The Best: Inspirational

Verizon: “Answering the Call”

More to the point is Verizon’s appreciation of the heroism and sacrifice of first responders, which is intuitively connected to their brand — making sure that cellphone service is always there, for all of us, when we need it the most.

The Best: Cool

Jeep Wrangler: “Anti-Manifesto”

There was a dearth of traditional car ads this year, which are often the most aesthetically pleasing. But there’s something to be said for commercial verite — devoid of artifice and hucksterism. So a straightforward shot of a Jeep Wrangler plowing through rugged terrain is all we need.

The Best: Cool

Squarespace: “Make It With Keanu Reeves”

Keanu Reeves is present in all his “Matrix”-y glory in this commercial for building websites. It has nothing to do with building websites, but with the freedom to create. Or as Morpheus said, “There’s a difference between knowing the path and walking the path.”

The Best: Cool

NBC Winter Olympics: “Best of U.S. — Shaun White”

Given that NBC was televising the Super Bowl less than a week before the start of the 2018 Winter Olympics, there was a TON of ads promoting NBC’s Olympic coverage. Most of it was of the exciting or up-close-and-personal variety. But the standout was this ad featuring snowboarder Shaun White, to the tune of Black Sabbath’s “Iron Man.” It melted personality, adrenaline rush and visual excitement into a story of an athlete desiring of a comeback.

The Best: Cool

Turkish Airlines: “5 Senses with Dr. Oz”

Last Year’s Turkish Airlines commercial, narrated by Morgan Freeman, preached about the beauty of travel and adventure, but it felt claustrophobic – you were stuck in a plane going somewhere.

This year, Dr. Oz preaches how travel feeds the senses — and the commercial takes viewers out into the world where we can see, hear, smell, taste and feel all the beauty in our world. Stunning photography only underscores how important it is to sell an airline not as a plane, but as a means to a destination.

The Worst: Humor

M&Ms: “Human”

An M&M is magically transformed into Danny DeVito, but the actor’s considerable charm is put to no good use, before forcing him to endure ridiculous slapstick.

The Worst: Humor

Febreze: “The Only Man Whose Bleep Don’t Stink”

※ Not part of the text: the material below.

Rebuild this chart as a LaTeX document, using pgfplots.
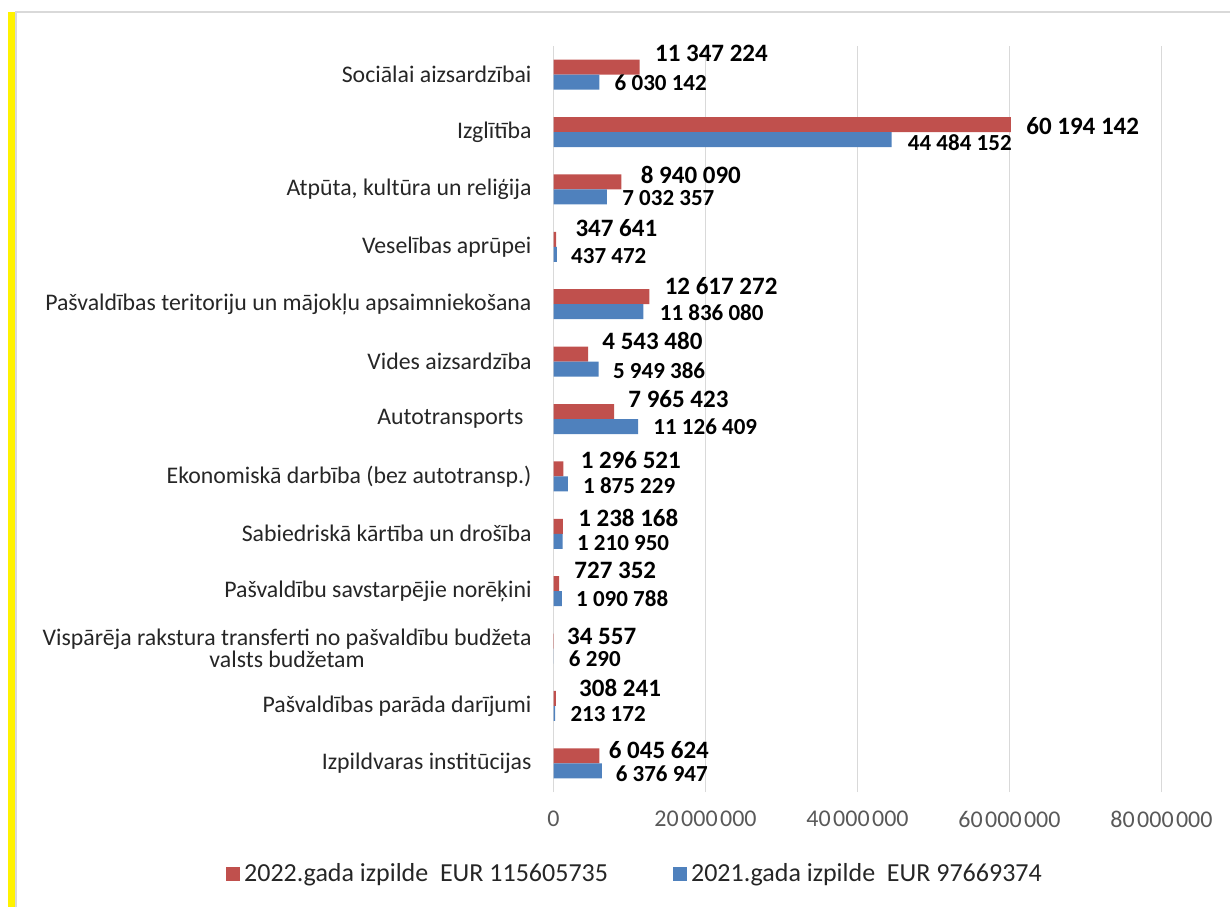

Honestly, we feel for the ad agency creative assigned to come up with a commercial for air freshener. But the only thing more unappealing than this ad is the campaign’s insistence that #bleepdontstink should become a trending hashtag.

The Worst: Humor

Cure Auto Insurance: “Cheaters”

Cure Auto Insurance is no newcomer to controversy, especially when it tweaks a certain quarterback. (Five will get you ten that writer does not hail from Boston.) But this commercial might elicit calls from attorneys.

The Worst: Cool

Diet Coke Twisted Mango: “Groove”

The Dutch word onuitstaanbaar doesn’t have an easy translation into English — think insufferable multiplied by annoying, with a heavy dose of self-importance and a dollop of cluelessness. All of that means that this onuitstaanbaar Diet Coke ad — of a young woman clearly inside her own head — is eons away from wanting to teach the world to sing in perfect harmony.

The Worst: Inspirational

Ram Trucks: “Built to Serve”

Speaking of cluelessness, the desire to provide an inspirational message, particularly one about the nobility of serving others and the willingness to devote one’s heart and soul to the betterment of society, does seem a tad opportunistic, when your truck commercial appropriates the words of a martyred civil rights leader who (irony of ironies) inveighed against the dangers of consumerism and the ruination brought about by advertising. Really, Ram Trucks?